87. Project ~ AI Research Assistant - Structured Output - Final Part

The passage explains how to improve an ask function in a RAG system by changing its output from plain text to a structured object.

Key points

  • The current ask function returns a plain string, which is hard to use programmatically.

  • A ResearchResponse data model already exists to solve this by structuring outputs with fields like:

    • answer

    • confidence

    • sources

    • key_quotes

    • follow_up_questions

  • A new function, ask_structured, is introduced right before ask.

    • It takes the same inputs as ask:

      • question

      • session_id

      • use_default

      • use_advanced

    • But it returns a ResearchResponse instead of a string.

  • Inside ask_structured, the LLM is wrapped with with_structured_output(ResearchResponse) so the model returns data in the schema format.

  • This makes it easy to access individual parts of the response directly in code, such as response.answer or response.sources.

Why this matters

  • Plain text is fine for display, but structured output is better for downstream processing.

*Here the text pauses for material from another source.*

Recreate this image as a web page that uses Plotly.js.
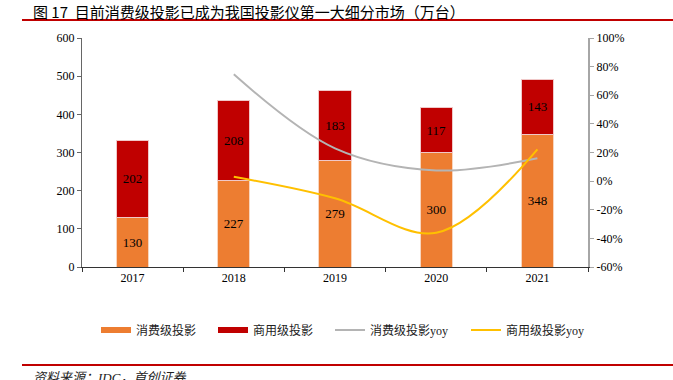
<!DOCTYPE html>
<html><head><meta charset="utf-8">
<script src="https://cdn.plot.ly/plotly-3.0.1.min.js"></script>
<style>body{margin:0;padding:0;background:#fff}#chart{width:673px;height:380px}</style>
</head><body><div id="chart"></div>
<script>
const years = ["2017","2018","2019","2020","2021"];
const consumer = [130, 227, 279, 300, 348];
const commercial = [202, 208, 183, 117, 143];
const consumerYoy = [null, 74.6, 22.9, 7.5, 16.0];
const commercialYoy = [null, 3.0, -12.0, -36.1, 22.2];
const leftTicks = [0,100,200,300,400,500,600];
const rightTicks = [-60,-40,-20,0,20,40,60,80,100];
const seriesNames = ['消费级投影','商用级投影','消费级投影yoy','商用级投影yoy'];
const seriesColors = ['#ED7D31','#C00000','#B4B4B4','#FFC000'];

const serif = "Liberation Serif, Times New Roman, serif";
const mixed = "Liberation Serif, Noto Sans CJK SC, serif";
const cjk = "Noto Sans CJK SC, sans-serif";

const traces = [
  {type:'bar', x:years, y:consumer, name:seriesNames[0], showlegend:false,
   marker:{color:seriesColors[0], line:{color:'#F8D5BE', width:1}},
   text:consumer.map(String), textposition:'inside', insidetextanchor:'middle', textangle:0,
   textfont:{family:serif, size:13, color:'#000'}, width:0.32, hoverinfo:'none'},
  {type:'bar', x:years, y:commercial, name:seriesNames[1], showlegend:false,
   marker:{color:seriesColors[1], line:{color:'#F0C8C8', width:1}},
   text:commercial.map(String), textposition:'inside', insidetextanchor:'middle', textangle:0,
   textfont:{family:serif, size:13, color:'#000'}, width:0.32, hoverinfo:'none'},
  {type:'scatter', mode:'lines', x:years, y:consumerYoy, yaxis:'y2', name:seriesNames[2], showlegend:false,
   line:{color:seriesColors[2], width:2, shape:'spline', smoothing:1}},
  {type:'scatter', mode:'lines', x:years, y:commercialYoy, yaxis:'y2', name:seriesNames[3], showlegend:false,
   line:{color:seriesColors[3], width:2, shape:'spline', smoothing:1}}
];
const legendIds = ['legend','legend2','legend3','legend4'];
seriesNames.forEach((n,i)=>{
  traces.push({type:'scatter', mode:'lines', x:[null], y:[null], name:n, showlegend:true,
    legend:legendIds[i], line:{color:seriesColors[i], width: i<2 ? 6 : 2}});
});

const plotW = 673-82-85, plotH = 380-38-113;
function px(x){return (x-82)/plotW;}
function py(y){return (380-113-y)/plotH;}

const layout = {
  width:673, height:380,
  margin:{l:82, r:85, t:38, b:113},
  paper_bgcolor:'#fff', plot_bgcolor:'#fff',
  font:{family:serif, size:12, color:'#000'},
  barmode:'stack',
  showlegend:true,
  xaxis:{type:'category', showgrid:false, showline:true, linecolor:'#333', linewidth:1,
    ticks:'outside', tickson:'boundaries', ticklen:4, tickcolor:'#333',
    tickfont:{family:serif, size:12, color:'#000'}, zeroline:false},
  yaxis:{range:[0,600], tickvals:leftTicks, showgrid:false, zeroline:false, showline:true,
    linecolor:'#666', linewidth:1, ticks:'outside', ticklen:4, tickcolor:'#666',
    tickfont:{family:serif, size:12, color:'#000'}},
  yaxis2:{overlaying:'y', side:'right', range:[-60,100], tickvals:rightTicks,
    ticktext:rightTicks.map(v=>v+'%'), showgrid:false, zeroline:false, showline:true,
    linecolor:'#A6A6A6', linewidth:2, ticks:'outside', ticklen:4, tickcolor:'#A6A6A6',
    tickfont:{family:serif, size:12, color:'#000'}},
  annotations:[
    {xref:'paper', yref:'paper', x:px(31), y:py(11), xanchor:'left', yanchor:'middle',
     text:'图 17  目前消费级投影已成为我国投影仪第一大细分市场（万台）', showarrow:false,
     font:{family:cjk, size:15, color:'#000'}},
    {xref:'paper', yref:'paper', x:px(31), y:py(377), xanchor:'left', yanchor:'middle',
     text:'<i>资料来源：IDC，首创证券</i>', showarrow:false, font:{family:mixed, size:13, color:'#222'}}
  ],
  shapes:[
    {type:'line', xref:'paper', yref:'paper', x0:px(22), x1:px(673), y0:py(20), y1:py(20), line:{color:'#C00000', width:2}},
    {type:'line', xref:'paper', yref:'paper', x0:px(22), x1:px(673), y0:py(365), y1:py(365), line:{color:'#C00000', width:2}}
  ]
};
const swatchStarts = [102, 219, 336, 472];
legendIds.forEach((id,i)=>{
  layout[id] = {orientation:'h', x:px(swatchStarts[i]-6), xanchor:'left', y:py(330), yanchor:'middle',
    font:{family:mixed, size:12, color:'#222'}, itemwidth:30, bgcolor:'rgba(0,0,0,0)'};
});

Plotly.newPlot('chart', traces, layout, {displayModeBar:false, staticPlot:true});
</script></body></html>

  • It makes it easier to extract answers, confidence scores, sources, and follow-up questions.

Broader context

  • The project now includes a full RAG pipeline with:

    • a research assistant

    • advanced retrieval

    • conversation memory

    • structured responses

  • Document ingestion was intentionally left out for simplicity, but should be implemented separately in a real project:

    • upload file

    • extract content

    • store it in the database

Conclusion

The lesson shows how to use LangChain to build a more powerful RAG system, and it sets up the next topic: LangGraph, stateful agents, and how LangGraph and LangChain work together.